Three-times a week newspaper serving Fresno, California

The Fresno Bee is a three-times a week newspaper serving Fresno, California, and surrounding counties in that U.S. state's central San Joaquin Valley. It is owned by The McClatchy Company.

== History ==
On September 23, 1876, the first edition of The Fresno Republican was published. Its first editor was E.E. Curtis. One of the paper's founders was Dr. Chester A. Rowell, and its original group of investors included inventor and entrepreneur Frank Dusy.

In May 1879, S.A. Miller bought the paper from Rowell. In May 1885, R.F. Brewington and named John W. Short editor. In January 1886, Short and J.W. Shanklin purchased the Republican. A year later the two launched a daily edition.

In April 1890, T.C. Judkins became the owner. In January 1892, Short was named editor again. In June 1898, Short retired from the paper after he was appointed as the city's postmaster.

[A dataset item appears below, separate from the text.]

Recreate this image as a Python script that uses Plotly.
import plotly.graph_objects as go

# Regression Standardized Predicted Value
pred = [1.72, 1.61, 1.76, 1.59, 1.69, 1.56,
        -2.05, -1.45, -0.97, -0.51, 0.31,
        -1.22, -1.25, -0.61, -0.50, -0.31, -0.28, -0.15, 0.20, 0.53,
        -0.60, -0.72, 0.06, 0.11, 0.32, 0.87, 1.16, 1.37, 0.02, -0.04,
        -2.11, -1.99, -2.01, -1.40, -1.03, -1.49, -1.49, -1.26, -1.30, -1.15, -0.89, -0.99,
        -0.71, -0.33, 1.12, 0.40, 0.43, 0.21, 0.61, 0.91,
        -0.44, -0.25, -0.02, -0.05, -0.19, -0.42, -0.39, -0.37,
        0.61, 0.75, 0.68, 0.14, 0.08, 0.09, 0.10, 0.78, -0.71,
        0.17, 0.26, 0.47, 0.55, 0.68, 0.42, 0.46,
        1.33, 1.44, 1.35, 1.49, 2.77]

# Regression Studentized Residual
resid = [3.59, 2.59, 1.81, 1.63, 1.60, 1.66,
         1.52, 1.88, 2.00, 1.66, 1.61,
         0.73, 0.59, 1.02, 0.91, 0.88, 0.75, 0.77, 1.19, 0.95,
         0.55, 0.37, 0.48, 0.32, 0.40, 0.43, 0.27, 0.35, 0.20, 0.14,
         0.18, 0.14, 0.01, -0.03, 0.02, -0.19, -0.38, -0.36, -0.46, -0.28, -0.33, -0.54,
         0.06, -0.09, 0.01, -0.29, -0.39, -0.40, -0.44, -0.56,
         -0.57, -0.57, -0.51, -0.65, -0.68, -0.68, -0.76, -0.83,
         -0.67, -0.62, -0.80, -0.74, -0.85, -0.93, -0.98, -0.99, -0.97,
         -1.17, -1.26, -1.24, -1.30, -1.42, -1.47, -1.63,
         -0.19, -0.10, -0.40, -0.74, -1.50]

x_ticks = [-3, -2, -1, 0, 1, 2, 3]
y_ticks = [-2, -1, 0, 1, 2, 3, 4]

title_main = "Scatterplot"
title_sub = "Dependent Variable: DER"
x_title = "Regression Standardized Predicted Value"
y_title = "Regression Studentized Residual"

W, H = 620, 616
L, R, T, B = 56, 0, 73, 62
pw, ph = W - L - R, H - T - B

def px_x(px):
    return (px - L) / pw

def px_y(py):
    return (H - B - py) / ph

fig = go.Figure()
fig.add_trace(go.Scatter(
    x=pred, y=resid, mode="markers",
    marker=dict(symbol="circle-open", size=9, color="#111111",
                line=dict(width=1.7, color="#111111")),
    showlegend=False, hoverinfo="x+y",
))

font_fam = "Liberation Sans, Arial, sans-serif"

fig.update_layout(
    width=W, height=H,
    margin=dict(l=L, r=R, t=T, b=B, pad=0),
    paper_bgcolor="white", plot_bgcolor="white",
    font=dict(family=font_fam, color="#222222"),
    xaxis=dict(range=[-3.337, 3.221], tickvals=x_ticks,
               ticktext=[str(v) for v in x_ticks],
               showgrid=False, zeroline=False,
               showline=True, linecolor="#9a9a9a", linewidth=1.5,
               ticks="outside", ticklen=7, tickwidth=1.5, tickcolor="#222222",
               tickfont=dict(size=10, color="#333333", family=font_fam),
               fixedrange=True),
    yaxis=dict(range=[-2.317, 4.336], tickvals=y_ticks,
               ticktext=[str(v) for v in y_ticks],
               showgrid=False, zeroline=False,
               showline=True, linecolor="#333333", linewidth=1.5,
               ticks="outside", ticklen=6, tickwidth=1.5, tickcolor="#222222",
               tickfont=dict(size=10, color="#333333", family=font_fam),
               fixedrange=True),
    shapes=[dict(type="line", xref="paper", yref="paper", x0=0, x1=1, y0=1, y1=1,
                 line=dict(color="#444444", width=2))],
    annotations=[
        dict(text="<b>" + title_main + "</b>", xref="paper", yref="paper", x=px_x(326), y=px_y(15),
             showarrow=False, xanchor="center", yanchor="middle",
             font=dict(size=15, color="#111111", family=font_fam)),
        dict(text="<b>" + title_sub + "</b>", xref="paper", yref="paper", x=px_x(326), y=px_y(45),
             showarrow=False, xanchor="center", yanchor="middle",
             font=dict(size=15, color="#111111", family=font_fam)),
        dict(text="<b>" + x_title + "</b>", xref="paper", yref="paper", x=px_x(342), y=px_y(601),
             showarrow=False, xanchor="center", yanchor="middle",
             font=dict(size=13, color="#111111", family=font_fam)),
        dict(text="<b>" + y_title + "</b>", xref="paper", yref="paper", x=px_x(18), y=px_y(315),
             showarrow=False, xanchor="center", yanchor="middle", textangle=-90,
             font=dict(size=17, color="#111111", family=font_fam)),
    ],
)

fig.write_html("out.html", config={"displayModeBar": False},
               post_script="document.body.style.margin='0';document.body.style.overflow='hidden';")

Rowell succeeded him as editor and manager. In November 1919, Short died.

In June 1915, George A. Osborne and Chase E. Osborne Jr., sons of former Michigan governor Chase Osborn, bought the Fresno Herald. In October 1920, Rowell sold the Republican for $1 million to the Osbornes, who merged it with the Herald.

On October 17, 1922, the first issue of The Fresno Bee was published by The McClatchy Company, owner of The Sacramento Bee. Carlos McClatchy was the paper's first editor. In March 1932, the McClatchys purchased The Republican from the Osbornes and merged it into the Bee.

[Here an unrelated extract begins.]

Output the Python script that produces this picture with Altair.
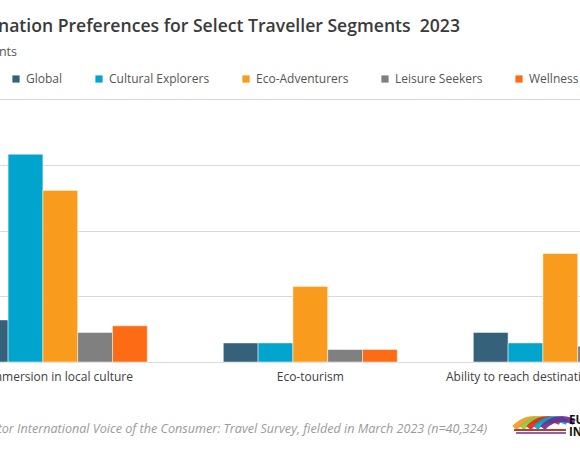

In August 1990, the Bee launched a Spanish-English language paper called Vida en el Valle. In 1996, the paper launched a website and fully integrated its digital team into the newsroom nine years later. In 2004, McClatchy purchased the Sierra Star in Oakhurst. In June 2018, the Star was consolidated into the Bee.

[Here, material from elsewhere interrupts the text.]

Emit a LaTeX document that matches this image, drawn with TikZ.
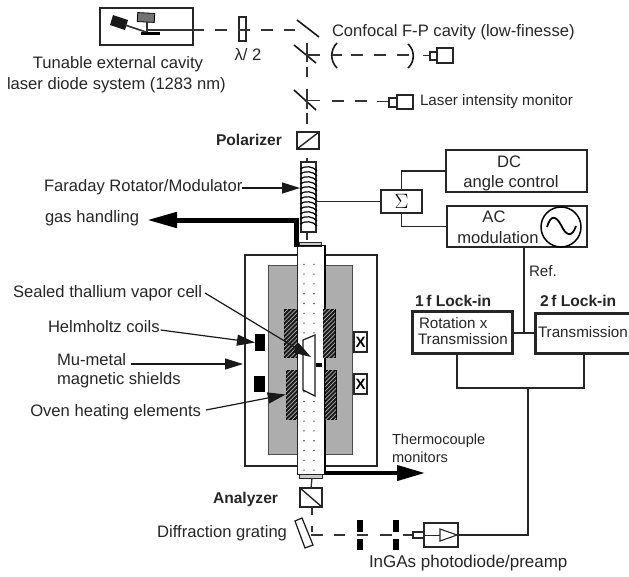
\documentclass[tikz,border=0pt]{standalone}
\usepackage{fontspec}
\setmainfont{Liberation Sans}
\usetikzlibrary{arrows.meta,patterns.meta,calc}
\tikzset{
 lbl/.style={anchor=west,inner sep=0pt,outer sep=0pt,font=\fontsize{16.6}{18}\selectfont,text=black!85},
 lbls/.style={lbl,font=\fontsize{15.2}{17}\selectfont},
 lblb/.style={lbl,font=\fontsize{15.6}{17}\selectfont\bfseries},
 ctr/.style={lbl,anchor=center},
 thinl/.style={line width=1.2pt,black!85},
 pbox/.style={draw=black!85,line width=1.3pt,fill=white,inner sep=0pt,outer sep=0pt},
 tbox/.style={pbox,line width=1.6pt},
 hbox/.style={pbox,line width=3pt},
 beam/.style={line width=1.2pt,black!80,dash pattern=on 12pt off 11pt},
 solidb/.style={line width=1.2pt,black!80},
 mirror/.style={line width=1.6pt,black!90},
 blk/.style={fill=black,draw=none,inner sep=0pt,outer sep=0pt},
 ptr/.style={line width=1.2pt,black!90,-{Triangle[length=18pt,width=11pt]}},
 hatchd/.style={fill=black!90,draw=black,line width=.6pt,postaction={pattern={Lines[angle=45,distance=3pt,line width=.7pt]},pattern color=white!70!black}},
 dotc/.style={fill=black!70,circle,inner sep=0pt,minimum size=1.6pt},
}
\begin{document}
\begin{tikzpicture}[x=1pt,y=-1pt]
\useasboundingbox (0,0) rectangle (629,576);
% laser
\node[tbox,minimum width=93pt,minimum height=37pt] (laser) at (146.5,26.5) {};
\fill[black!90] (113,15) -- (128,20) -- (125,30) -- (110,25) -- cycle;
\node[draw=black,fill=black!55,line width=.8pt,minimum width=17pt,minimum height=9pt,inner sep=0pt,rotate=-3] (gain) at (146,17.5) {};
\node[blk,minimum width=19pt,minimum height=3pt] (ggrat) at (150.5,33.5) {};
\draw[solidb,line width=1.6pt] (125,25) -- (146,32);
\draw[solidb,line width=1.6pt] (147,22) -- (147,32);
\coordinate (bstart) at (147,30);
\coordinate (bsolid) at (204,30);
\draw[solidb] (bstart) -- (bsolid);
\node[pbox,line width=1.2pt,minimum width=7pt,minimum height=24pt] (wave) at (242.5,29) {};
\draw[beam] (215,30) -- (295,30);
\node[ctr] (lam) at (248,55) {λ/ 2};
\node[ctr] (tun1) at (118,64) {Tunable external cavity};
\node[lbl] (tun2) at (7,85) {laser diode system (1283 nm)};
% mirrors
\draw[mirror] (297,20) -- (319,37);
\draw[mirror] (294,45) -- (316,63);
\draw[mirror] (294,90) -- (316,110);
\draw[solidb] (307,43) -- (307,62);
\draw[solidb] (307,55) -- (320,55);
\draw[solidb] (307,67) -- (307,77);
\draw[solidb] (307,89) -- (307,109);
\draw[solidb] (307,100.5) -- (320,100.5);
\draw[solidb] (307,113) -- (307,124);
% cavity
\draw[mirror] (337,43) .. controls (330,50) and (330,61) .. (337,68);
\draw[solidb] (332,55) -- (342,55);
\draw[beam] (351,55) -- (412,55);
\draw[mirror] (408,44) .. controls (415,50) and (415,62) .. (408,68);
\node[lbl] (conf) at (332,32) {Confocal F-P cavity (low-finesse)};
\draw[solidb] (423,55.5) -- (430,55.5);
\node[pbox,line width=1.1pt,minimum width=7pt,minimum height=8pt] (pdas) at (433.5,56) {};
\node[pbox,line width=1.1pt,minimum width=16pt,minimum height=15pt] (pdab) at (445,55.5) {};
% monitor
\draw[beam] (332,101) -- (370,101);
\draw[solidb] (377,101.5) -- (389,101.5);
\node[pbox,line width=1.1pt,minimum width=8pt,minimum height=9pt] (pdbs) at (393,102.5) {};
\node[pbox,line width=1.1pt,minimum width=16pt,minimum height=14pt] (pdbb) at (405,102) {};
\node[lbls] (lim) at (420,102) {Laser intensity monitor};
% polarizer
\node[pbox,line width=1.4pt,minimum width=22pt,minimum height=17pt] (pol) at (308,140.5) {};
\draw[line width=1.4pt,black!85] (pol.south west) -- (pol.north east);
\node[lblb] (polt) at (216,140) {Polarizer};
% outer housing
\node[pbox,minimum width=132pt,minimum height=211pt] (housing) at (311,360.5) {};
\node[draw=black!70,line width=1pt,fill=black!32,inner sep=0pt,minimum width=84pt,minimum height=189pt] (shield) at (310,359.5) {};
% tube
\node[draw=none,fill=white,inner sep=0pt,minimum width=28pt,minimum height=229pt] (tube) at (311,359.5) {};
\foreach \yy in {0,...,21}{
 \node[dotc] at (304,264.3+9.8*\yy) {};
 \node[dotc] at (314,264.3+9.8*\yy) {};
}
\draw[line width=1pt,black!85] (297,245) -- (297,474) -- (325,474);
\draw[line width=1.3pt,black] (325,245) -- (325,474);
\node[draw=black!85,fill=black!20,line width=.8pt,inner sep=0pt,minimum width=22pt,minimum height=4pt] (capt) at (310,244) {};
\draw[line width=1.1pt,black] (298,245.5) -- (325,245.5);
\node[draw=black!85,fill=black!20,line width=.8pt,inner sep=0pt,minimum width=23pt,minimum height=4pt] (capb) at (310.5,476.5) {};
% oven heaters
\node[hatchd,inner sep=0pt,minimum width=13pt,minimum height=48pt] (ul) at (290.5,333) {};
\node[hatchd,inner sep=0pt,minimum width=12pt,minimum height=48pt] (ur) at (329,333) {};
\node[hatchd,inner sep=0pt,minimum width=11pt,minimum height=49pt] (ll) at (291.5,394.5) {};
\node[hatchd,inner sep=0pt,minimum width=11pt,minimum height=49pt] (lr) at (330.5,394.5) {};
% cell
\draw[line width=1.2pt,fill=white,draw=black!90] (303,340) -- (315,335) -- (315,396) -- (303,390) -- cycle;
\node[blk,minimum width=6pt,minimum height=4pt] (tl) at (319,365) {};
% helmholtz
\node[blk,minimum width=10pt,minimum height=17pt] (h1) at (260,342.5) {};
\node[blk,minimum width=11pt,minimum height=16pt] (h2) at (259.5,384) {};
\node[pbox,line width=1.4pt,minimum width=13pt,minimum height=20pt,font=\fontsize{15}{15}\selectfont\bfseries] (x1) at (360.5,342) {X};
\node[pbox,line width=1.4pt,minimum width=13pt,minimum height=20pt,font=\fontsize{15}{15}\selectfont\bfseries] (x2) at (360.5,384) {X};
% rotator
\draw[solidb] (307,158) -- (307,240);
\node[pbox,line width=1.1pt,minimum width=15pt,minimum height=70pt] (rot) at (308.5,197) {};
\foreach \yy in {0,...,11}{
 \draw[line width=1.2pt,black] (300,169+5*\yy) .. controls (305,165.5+5*\yy) and (313,166+5*\yy) .. (317,171+5*\yy);
}
% thick gas arrow
\coordinate (gasfrom) at (296,247);
\coordinate (gasto) at (147,220);
\draw[line width=5pt,black,miter limit=10,-{Triangle[length=30pt,width=15pt]}] (gasfrom) |- (gasto);
% thermocouple arrow
\coordinate (thto) at (425,473);
\draw[line width=4pt,black,-{Triangle[length=28pt,width=15pt]}] (325,473) -- (thto);
% left labels
\node[lbl] (far) at (44,187) {Faraday Rotator/Modulator};
\node[lbl] (gas) at (45,218) {gas handling};
\node[lbl] (seal) at (13,293) {Sealed thallium vapor cell};
\node[lbl] (helm) at (48,327) {Helmholtz coils};
\node[lbl] (mu1) at (57,360) {Mu-metal};
\node[lbl] (mu2) at (57,380) {magnetic shields};
\node[lbl,anchor=east] (oven) at (201,412) {Oven heating elements};
\node[lbl,font=\fontsize{14.6}{16}\selectfont] (therm1) at (392,441) {Thermocouple};
\node[lbl,font=\fontsize{14.6}{16}\selectfont] (therm2) at (392,457) {monitors};
\node[lblb] (ana) at (213,499) {Analyzer};
\node[lbl,anchor=east] (dif) at (287,533) {Diffraction grating};
\node[lbl,font=\fontsize{17}{18}\selectfont] (ing) at (369,563) {InGAs photodiode/preamp};
% pointers
\coordinate (ptfar) at (300,188);
\draw[ptr] (far.east |- ptfar) -- (ptfar);
\coordinate (ptcell) at (311,357);
\coordinate (ptseal) at (205,293);
\draw[ptr] (ptseal) -- (ptcell);
\draw[ptr] (helm.east) ++(1,3) -- (h1.west);
\coordinate (ptmu) at (131,364);
\coordinate (ptmuto) at (243,364);
\draw[ptr] (ptmu) -- (ptmuto);
\draw[ptr] (oven.east) ++(5,-2) -- (ll.west);
% analyzer etc
\coordinate (below) at (312,478);
\node[pbox,line width=1.4pt,minimum width=22pt,minimum height=19pt] (anab) at (311,497.5) {};
\draw[solidb,line width=1.3pt] (below) -- (anab.north);
\draw[line width=1.4pt,black!85] (anab.north west) -- (anab.south east);
\coordinate (anaout) at (312,515);
\draw[solidb] (anab.south -| anaout) -- (anaout);
\draw[solidb] (312,526) -- (312,532);
\draw[line width=1.2pt,fill=white,draw=black!90] (295,521) -- (302,518) -- (313,545) -- (305,548) -- cycle;
\draw[beam] (311,535) -- (345,535);
\draw[solidb] (357,535) -- (368,535);
\draw[solidb] (380,535) -- (392,535);
\node[blk,minimum width=6pt,minimum height=12pt] (i1a) at (359.5,526) {};
\node[blk,minimum width=6pt,minimum height=11pt] (i1b) at (359.5,544.5) {};
\node[blk,minimum width=6pt,minimum height=12pt] (i2a) at (395.5,526) {};
\node[blk,minimum width=6pt,minimum height=11pt] (i2b) at (395.5,544.5) {};
\draw[solidb] (403,535) -- (413,535);
\node[pbox,line width=1.1pt,minimum width=11pt,minimum height=6pt] (dets) at (418.5,535) {};
\node[pbox,line width=1.2pt,minimum width=34pt,minimum height=24pt] (det) at (441,535) {};
\draw[line width=1.1pt,draw=black!85,fill=white] (440,529) -- (440,541) -- (457,535) -- cycle;
\draw[line width=1pt,black!85] (det.west) -- (440,535);
% electronics
\node[pbox,line width=1.4pt,minimum width=41pt,minimum height=23pt] (sum) at (401.5,201.5) {\fontsize{21}{21}\selectfont$\Sigma$};
\node[tbox,minimum width=141pt,minimum height=42pt] (dc) at (516.5,171) {};
\node[tbox,minimum width=140pt,minimum height=41pt] (ac) at (517,226.5) {};
\node[ctr] (dct) at (509,162) {DC};
\node[ctr] (dct2) at (511,183) {angle control};
\node[ctr] (act) at (494,217) {AC};
\node[ctr] (act2) at (498,238) {modulation};
\node[circle,draw=black,line width=1.5pt,fill=white,minimum size=40pt,inner sep=0pt] (osc) at (561,227) {};
\draw[line width=1.8pt,black] (547,227) .. controls (551,214) and (556,216) .. (561,225) .. controls (566,236) and (572,238) .. (576,226);
\draw[thinl] (rot.east |- sum.west) -- (sum.west);
\draw[thinl] (sum.north) |- (dc.west);
\draw[thinl] (sum.south) |- (ac.west);
\node[lbls] (ref) at (529,271) {Ref.};
\node[lblb] (l1) at (415,301) {1\,f Lock-in};
\node[lblb] (l2) at (540,301) {2\,f Lock-in};
\node[hbox,minimum width=100pt,minimum height=42pt] (li1) at (462,332) {};
\node[hbox,minimum width=95pt,minimum height=40pt] (li2) at (582.5,333) {};
\node[lbls] (rt1) at (419,323) {Rotation x};
\node[lbls] (rt2) at (418,339) {Transmission};
\node[lbls] (rt3) at (538,332) {Transmission};
\coordinate (refj) at (524,333);
\draw[thinl] (ac.south -| refj) -- (refj);
\draw[thinl] (li1.east |- refj) -- (li2.west |- refj);
\coordinate (ja) at (457,388);
\coordinate (jb) at (584,388);
\coordinate (jc) at (528,388);
\draw[thinl] (li1.south -| ja) -- (ja) -- (jb) -- (li2.south -| jb);
\draw[thinl] (jc) |- (det.east);
\end{tikzpicture}
\end{document}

The Bee was originally housed at the Fresno Bee Building, but moved throughout downtown Fresno over the decades. In March 2020, the paper relocated its headquarters to Bitwise 41, owned by Bitwise Industries. In July 2024, the Bee announced it would reduce its print days to three a week: Wednesdays, Fridays and Sundays. In November 2025, the paper laid off two opinion writers.

== Devin Nunes ==
From 2017, the Bees relationship with their hometown U.S. representative Devin Nunes deteriorated. Nunes took issue with several op-eds the paper published on his handling of Russian interference in the 2016 elections. He responded by airing TV ads attacking the paper and mailing constituents a 40-page glossy pamphlet solely focused on attacking The Bees reputation. Nunes resigned from the U.S. House on January 1, 2022.